Material to process:
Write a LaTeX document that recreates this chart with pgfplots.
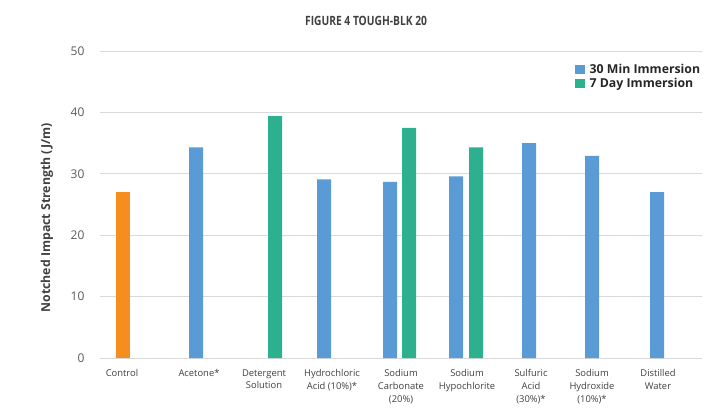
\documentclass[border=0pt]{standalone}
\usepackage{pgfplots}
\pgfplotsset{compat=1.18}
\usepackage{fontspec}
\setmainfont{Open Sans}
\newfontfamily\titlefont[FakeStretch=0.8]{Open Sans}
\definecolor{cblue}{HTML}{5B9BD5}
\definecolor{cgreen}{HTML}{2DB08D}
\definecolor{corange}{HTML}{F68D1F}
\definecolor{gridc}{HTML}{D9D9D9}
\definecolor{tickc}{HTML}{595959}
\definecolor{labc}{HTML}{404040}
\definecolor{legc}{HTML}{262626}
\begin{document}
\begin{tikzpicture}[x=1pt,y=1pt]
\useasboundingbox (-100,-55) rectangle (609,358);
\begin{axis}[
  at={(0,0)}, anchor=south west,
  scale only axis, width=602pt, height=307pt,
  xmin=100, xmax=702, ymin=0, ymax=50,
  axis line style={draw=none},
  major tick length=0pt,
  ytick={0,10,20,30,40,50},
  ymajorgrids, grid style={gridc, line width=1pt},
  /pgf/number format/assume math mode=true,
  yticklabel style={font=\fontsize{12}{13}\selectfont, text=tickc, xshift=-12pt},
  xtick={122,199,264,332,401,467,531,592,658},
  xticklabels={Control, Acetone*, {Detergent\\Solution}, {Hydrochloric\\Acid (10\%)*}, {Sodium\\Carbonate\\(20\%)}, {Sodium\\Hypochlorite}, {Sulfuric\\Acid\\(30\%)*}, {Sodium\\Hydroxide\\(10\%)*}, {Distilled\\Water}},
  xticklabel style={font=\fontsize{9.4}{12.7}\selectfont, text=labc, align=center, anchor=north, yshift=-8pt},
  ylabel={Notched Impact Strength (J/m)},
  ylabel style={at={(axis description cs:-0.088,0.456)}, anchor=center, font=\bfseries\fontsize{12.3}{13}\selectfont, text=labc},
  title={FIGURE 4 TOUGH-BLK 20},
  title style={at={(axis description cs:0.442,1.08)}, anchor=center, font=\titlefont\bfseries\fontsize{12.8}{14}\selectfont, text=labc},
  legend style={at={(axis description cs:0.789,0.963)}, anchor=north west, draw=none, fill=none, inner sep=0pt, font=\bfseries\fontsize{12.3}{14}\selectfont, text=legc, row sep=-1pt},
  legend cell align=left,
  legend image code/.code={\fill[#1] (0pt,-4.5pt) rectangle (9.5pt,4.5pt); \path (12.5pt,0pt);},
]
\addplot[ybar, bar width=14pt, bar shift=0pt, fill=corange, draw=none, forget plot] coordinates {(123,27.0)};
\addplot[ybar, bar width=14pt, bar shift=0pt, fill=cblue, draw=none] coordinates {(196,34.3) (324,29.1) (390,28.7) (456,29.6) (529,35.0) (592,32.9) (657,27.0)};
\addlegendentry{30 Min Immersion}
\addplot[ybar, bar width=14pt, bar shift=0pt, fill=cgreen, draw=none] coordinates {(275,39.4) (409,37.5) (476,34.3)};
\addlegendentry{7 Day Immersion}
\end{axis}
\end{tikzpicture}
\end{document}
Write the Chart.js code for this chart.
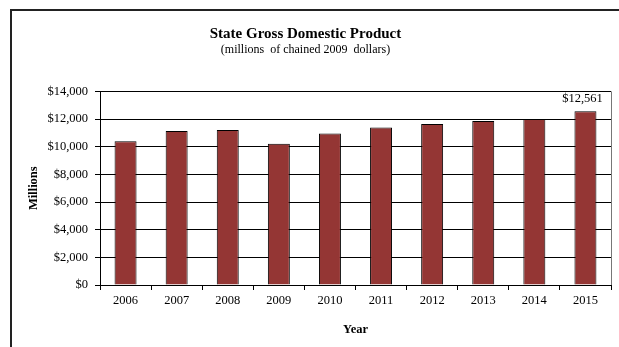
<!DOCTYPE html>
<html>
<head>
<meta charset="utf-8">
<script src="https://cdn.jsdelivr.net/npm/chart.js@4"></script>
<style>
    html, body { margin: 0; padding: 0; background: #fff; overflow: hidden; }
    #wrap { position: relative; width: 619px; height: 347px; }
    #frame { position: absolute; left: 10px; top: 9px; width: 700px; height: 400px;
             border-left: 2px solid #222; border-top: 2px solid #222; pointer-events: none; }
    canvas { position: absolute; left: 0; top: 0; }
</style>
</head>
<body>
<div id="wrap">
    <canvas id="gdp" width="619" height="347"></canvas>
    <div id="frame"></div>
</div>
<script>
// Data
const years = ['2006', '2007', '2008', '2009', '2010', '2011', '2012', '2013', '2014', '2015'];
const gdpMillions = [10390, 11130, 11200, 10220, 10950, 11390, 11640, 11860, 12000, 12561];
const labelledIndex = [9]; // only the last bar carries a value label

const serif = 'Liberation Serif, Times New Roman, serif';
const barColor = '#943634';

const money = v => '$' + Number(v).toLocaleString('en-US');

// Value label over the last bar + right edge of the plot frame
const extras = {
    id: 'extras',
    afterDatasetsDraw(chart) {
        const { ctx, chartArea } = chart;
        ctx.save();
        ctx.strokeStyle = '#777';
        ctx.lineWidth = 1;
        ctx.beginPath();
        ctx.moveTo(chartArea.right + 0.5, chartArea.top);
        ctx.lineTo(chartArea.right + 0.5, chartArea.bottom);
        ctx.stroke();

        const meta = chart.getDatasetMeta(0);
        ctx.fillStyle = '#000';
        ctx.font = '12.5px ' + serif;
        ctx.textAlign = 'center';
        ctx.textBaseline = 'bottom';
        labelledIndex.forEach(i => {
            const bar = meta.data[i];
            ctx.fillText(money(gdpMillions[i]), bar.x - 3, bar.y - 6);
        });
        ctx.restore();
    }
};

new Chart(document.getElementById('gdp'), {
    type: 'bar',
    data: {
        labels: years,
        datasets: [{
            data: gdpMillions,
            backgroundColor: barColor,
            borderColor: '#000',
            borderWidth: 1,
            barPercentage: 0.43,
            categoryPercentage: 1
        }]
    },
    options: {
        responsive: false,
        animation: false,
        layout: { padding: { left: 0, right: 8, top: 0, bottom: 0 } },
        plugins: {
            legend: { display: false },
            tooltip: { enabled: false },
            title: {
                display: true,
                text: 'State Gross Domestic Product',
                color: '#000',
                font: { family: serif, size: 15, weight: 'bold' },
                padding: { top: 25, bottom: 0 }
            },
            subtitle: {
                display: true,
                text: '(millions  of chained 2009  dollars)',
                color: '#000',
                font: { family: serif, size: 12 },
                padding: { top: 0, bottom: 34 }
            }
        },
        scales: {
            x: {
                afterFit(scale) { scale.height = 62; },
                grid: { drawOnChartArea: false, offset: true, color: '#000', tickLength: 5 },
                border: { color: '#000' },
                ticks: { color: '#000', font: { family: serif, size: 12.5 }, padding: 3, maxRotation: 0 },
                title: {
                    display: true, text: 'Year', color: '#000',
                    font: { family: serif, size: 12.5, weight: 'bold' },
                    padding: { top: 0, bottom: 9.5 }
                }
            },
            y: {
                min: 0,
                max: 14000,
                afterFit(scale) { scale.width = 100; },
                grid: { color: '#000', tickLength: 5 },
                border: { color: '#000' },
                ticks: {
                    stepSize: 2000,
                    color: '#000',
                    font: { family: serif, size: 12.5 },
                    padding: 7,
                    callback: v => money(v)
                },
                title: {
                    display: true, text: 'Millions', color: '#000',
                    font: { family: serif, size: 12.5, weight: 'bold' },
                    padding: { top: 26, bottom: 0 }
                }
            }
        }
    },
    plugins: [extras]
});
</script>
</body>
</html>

==

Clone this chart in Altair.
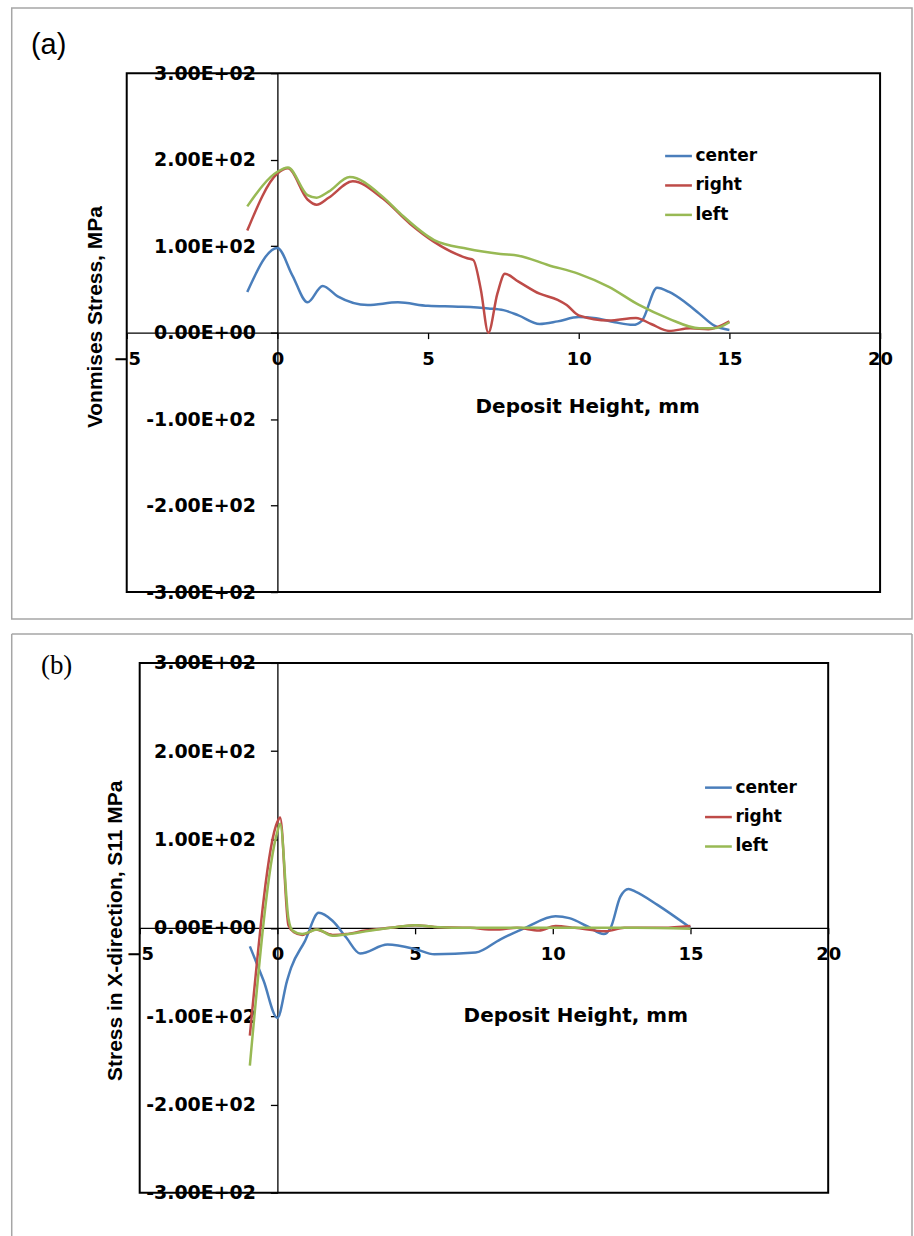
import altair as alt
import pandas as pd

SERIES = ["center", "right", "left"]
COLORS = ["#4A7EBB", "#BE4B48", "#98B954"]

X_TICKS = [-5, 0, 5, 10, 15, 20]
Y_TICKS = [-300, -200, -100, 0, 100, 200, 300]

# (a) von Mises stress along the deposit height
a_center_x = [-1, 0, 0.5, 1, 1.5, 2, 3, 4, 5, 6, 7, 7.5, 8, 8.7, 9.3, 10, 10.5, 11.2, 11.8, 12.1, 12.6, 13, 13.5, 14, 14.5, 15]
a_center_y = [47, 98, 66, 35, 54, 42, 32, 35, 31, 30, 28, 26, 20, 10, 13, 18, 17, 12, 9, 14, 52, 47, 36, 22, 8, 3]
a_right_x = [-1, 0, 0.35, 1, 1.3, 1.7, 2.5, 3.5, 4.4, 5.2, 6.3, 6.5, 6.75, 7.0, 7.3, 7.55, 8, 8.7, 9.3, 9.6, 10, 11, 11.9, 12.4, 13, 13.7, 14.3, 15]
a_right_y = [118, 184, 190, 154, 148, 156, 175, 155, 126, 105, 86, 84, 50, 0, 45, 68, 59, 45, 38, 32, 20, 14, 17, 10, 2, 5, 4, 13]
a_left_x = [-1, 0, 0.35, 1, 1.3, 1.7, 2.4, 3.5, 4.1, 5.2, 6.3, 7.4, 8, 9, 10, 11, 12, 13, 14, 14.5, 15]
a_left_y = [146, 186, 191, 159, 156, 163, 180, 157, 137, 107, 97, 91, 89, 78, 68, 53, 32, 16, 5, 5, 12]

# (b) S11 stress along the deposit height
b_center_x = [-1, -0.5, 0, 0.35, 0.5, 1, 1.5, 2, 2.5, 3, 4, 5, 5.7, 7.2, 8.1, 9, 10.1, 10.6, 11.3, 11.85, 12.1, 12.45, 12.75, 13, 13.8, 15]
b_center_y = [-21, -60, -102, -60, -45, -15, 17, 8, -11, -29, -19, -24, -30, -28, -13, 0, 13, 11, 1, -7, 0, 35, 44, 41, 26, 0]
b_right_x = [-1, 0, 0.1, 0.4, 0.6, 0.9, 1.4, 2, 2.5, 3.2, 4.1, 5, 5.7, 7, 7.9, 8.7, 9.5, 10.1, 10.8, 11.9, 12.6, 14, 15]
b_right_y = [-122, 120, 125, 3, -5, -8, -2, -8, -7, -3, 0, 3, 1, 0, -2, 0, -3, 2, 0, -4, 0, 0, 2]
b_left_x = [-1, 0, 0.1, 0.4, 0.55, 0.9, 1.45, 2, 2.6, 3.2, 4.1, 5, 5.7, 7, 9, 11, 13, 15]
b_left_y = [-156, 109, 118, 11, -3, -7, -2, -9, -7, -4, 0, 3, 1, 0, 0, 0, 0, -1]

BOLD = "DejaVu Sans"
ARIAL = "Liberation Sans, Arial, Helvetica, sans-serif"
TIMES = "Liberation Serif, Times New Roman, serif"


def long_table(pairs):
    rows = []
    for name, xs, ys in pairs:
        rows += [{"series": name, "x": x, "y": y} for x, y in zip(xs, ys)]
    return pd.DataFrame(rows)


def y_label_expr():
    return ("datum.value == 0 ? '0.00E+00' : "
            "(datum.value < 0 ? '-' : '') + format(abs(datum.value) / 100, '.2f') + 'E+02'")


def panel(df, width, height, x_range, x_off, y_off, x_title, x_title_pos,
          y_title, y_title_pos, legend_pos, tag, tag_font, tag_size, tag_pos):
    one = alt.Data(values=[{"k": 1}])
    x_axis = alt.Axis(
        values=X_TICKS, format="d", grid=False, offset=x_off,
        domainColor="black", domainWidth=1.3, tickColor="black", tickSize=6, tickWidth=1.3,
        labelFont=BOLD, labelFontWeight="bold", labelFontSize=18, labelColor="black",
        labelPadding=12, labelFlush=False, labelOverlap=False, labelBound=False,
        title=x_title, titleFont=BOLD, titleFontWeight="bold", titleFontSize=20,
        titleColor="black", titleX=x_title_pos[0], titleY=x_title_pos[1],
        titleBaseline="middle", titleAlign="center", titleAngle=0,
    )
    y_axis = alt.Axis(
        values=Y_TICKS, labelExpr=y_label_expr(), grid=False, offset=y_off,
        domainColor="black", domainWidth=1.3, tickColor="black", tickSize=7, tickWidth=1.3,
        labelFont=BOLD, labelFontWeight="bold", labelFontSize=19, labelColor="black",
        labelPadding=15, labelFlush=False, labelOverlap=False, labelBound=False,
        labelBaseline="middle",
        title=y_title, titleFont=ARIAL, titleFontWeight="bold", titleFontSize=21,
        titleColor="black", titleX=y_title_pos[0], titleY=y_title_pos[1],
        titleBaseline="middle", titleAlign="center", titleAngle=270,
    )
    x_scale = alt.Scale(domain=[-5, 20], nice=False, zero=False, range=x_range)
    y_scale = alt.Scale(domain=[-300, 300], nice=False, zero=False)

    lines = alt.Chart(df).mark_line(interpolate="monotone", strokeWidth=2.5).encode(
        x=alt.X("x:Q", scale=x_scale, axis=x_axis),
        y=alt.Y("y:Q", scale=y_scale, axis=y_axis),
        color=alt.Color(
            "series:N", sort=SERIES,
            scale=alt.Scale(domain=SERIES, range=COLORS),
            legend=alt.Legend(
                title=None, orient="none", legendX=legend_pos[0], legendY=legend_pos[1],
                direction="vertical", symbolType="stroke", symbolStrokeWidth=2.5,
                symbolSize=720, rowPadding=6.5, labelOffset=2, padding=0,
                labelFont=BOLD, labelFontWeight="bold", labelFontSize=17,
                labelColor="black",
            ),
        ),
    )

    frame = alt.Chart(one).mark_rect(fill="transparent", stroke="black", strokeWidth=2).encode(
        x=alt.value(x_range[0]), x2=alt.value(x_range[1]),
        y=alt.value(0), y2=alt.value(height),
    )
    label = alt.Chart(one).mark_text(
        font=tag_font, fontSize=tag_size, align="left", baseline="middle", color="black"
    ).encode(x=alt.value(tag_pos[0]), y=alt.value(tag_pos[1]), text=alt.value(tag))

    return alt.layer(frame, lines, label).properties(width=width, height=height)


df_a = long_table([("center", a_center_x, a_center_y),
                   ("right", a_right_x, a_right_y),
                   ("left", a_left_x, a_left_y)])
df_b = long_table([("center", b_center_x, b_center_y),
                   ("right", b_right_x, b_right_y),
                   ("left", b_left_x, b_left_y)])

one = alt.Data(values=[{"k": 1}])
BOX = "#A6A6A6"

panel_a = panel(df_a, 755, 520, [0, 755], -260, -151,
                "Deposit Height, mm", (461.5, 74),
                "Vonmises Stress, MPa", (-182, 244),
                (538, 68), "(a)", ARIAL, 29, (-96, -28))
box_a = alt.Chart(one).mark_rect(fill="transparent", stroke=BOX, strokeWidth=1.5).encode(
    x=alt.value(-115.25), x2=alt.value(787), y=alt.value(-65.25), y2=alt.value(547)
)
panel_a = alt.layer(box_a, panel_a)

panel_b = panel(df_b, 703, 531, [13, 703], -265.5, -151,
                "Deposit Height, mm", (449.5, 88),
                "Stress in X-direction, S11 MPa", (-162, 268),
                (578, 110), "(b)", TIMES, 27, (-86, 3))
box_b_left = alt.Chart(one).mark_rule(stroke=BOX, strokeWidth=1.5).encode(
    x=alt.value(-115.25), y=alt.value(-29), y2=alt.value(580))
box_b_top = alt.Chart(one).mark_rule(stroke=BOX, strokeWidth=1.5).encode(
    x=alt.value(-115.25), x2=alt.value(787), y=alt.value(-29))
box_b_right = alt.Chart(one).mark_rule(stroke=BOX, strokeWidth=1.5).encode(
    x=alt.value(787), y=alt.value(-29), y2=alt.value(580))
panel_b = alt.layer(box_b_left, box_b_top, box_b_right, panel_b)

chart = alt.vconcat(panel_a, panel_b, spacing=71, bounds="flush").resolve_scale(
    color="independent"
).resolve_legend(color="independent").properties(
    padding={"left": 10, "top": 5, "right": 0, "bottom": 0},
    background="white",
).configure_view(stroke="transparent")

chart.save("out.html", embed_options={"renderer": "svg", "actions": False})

Objective:
Transcribe exactly the lines between the one containing "Clone this chart in Altair." and the one containing "100, '.2f') +", counting both ends. Pictures are not copied.

Solution for this task:
Clone this chart in Altair.
import altair as alt
import pandas as pd

SERIES = ["center", "right", "left"]
COLORS = ["#4A7EBB", "#BE4B48", "#98B954"]

X_TICKS = [-5, 0, 5, 10, 15, 20]
Y_TICKS = [-300, -200, -100, 0, 100, 200, 300]

# (a) von Mises stress along the deposit height
a_center_x = [-1, 0, 0.5, 1, 1.5, 2, 3, 4, 5, 6, 7, 7.5, 8, 8.7, 9.3, 10, 10.5, 11.2, 11.8, 12.1, 12.6, 13, 13.5, 14, 14.5, 15]
a_center_y = [47, 98, 66, 35, 54, 42, 32, 35, 31, 30, 28, 26, 20, 10, 13, 18, 17, 12, 9, 14, 52, 47, 36, 22, 8, 3]
a_right_x = [-1, 0, 0.35, 1, 1.3, 1.7, 2.5, 3.5, 4.4, 5.2, 6.3, 6.5, 6.75, 7.0, 7.3, 7.55, 8, 8.7, 9.3, 9.6, 10, 11, 11.9, 12.4, 13, 13.7, 14.3, 15]
a_right_y = [118, 184, 190, 154, 148, 156, 175, 155, 126, 105, 86, 84, 50, 0, 45, 68, 59, 45, 38, 32, 20, 14, 17, 10, 2, 5, 4, 13]
a_left_x = [-1, 0, 0.35, 1, 1.3, 1.7, 2.4, 3.5, 4.1, 5.2, 6.3, 7.4, 8, 9, 10, 11, 12, 13, 14, 14.5, 15]
a_left_y = [146, 186, 191, 159, 156, 163, 180, 157, 137, 107, 97, 91, 89, 78, 68, 53, 32, 16, 5, 5, 12]

# (b) S11 stress along the deposit height
b_center_x = [-1, -0.5, 0, 0.35, 0.5, 1, 1.5, 2, 2.5, 3, 4, 5, 5.7, 7.2, 8.1, 9, 10.1, 10.6, 11.3, 11.85, 12.1, 12.45, 12.75, 13, 13.8, 15]
b_center_y = [-21, -60, -102, -60, -45, -15, 17, 8, -11, -29, -19, -24, -30, -28, -13, 0, 13, 11, 1, -7, 0, 35, 44, 41, 26, 0]
b_right_x = [-1, 0, 0.1, 0.4, 0.6, 0.9, 1.4, 2, 2.5, 3.2, 4.1, 5, 5.7, 7, 7.9, 8.7, 9.5, 10.1, 10.8, 11.9, 12.6, 14, 15]
b_right_y = [-122, 120, 125, 3, -5, -8, -2, -8, -7, -3, 0, 3, 1, 0, -2, 0, -3, 2, 0, -4, 0, 0, 2]
b_left_x = [-1, 0, 0.1, 0.4, 0.55, 0.9, 1.45, 2, 2.6, 3.2, 4.1, 5, 5.7, 7, 9, 11, 13, 15]
b_left_y = [-156, 109, 118, 11, -3, -7, -2, -9, -7, -4, 0, 3, 1, 0, 0, 0, 0, -1]

BOLD = "DejaVu Sans"
ARIAL = "Liberation Sans, Arial, Helvetica, sans-serif"
TIMES = "Liberation Serif, Times New Roman, serif"


def long_table(pairs):
    rows = []
    for name, xs, ys in pairs:
        rows += [{"series": name, "x": x, "y": y} for x, y in zip(xs, ys)]
    return pd.DataFrame(rows)


def y_label_expr():
    return ("datum.value == 0 ? '0.00E+00' : "
            "(datum.value < 0 ? '-' : '') + format(abs(datum.value) / 100, '.2f') + 'E+02'")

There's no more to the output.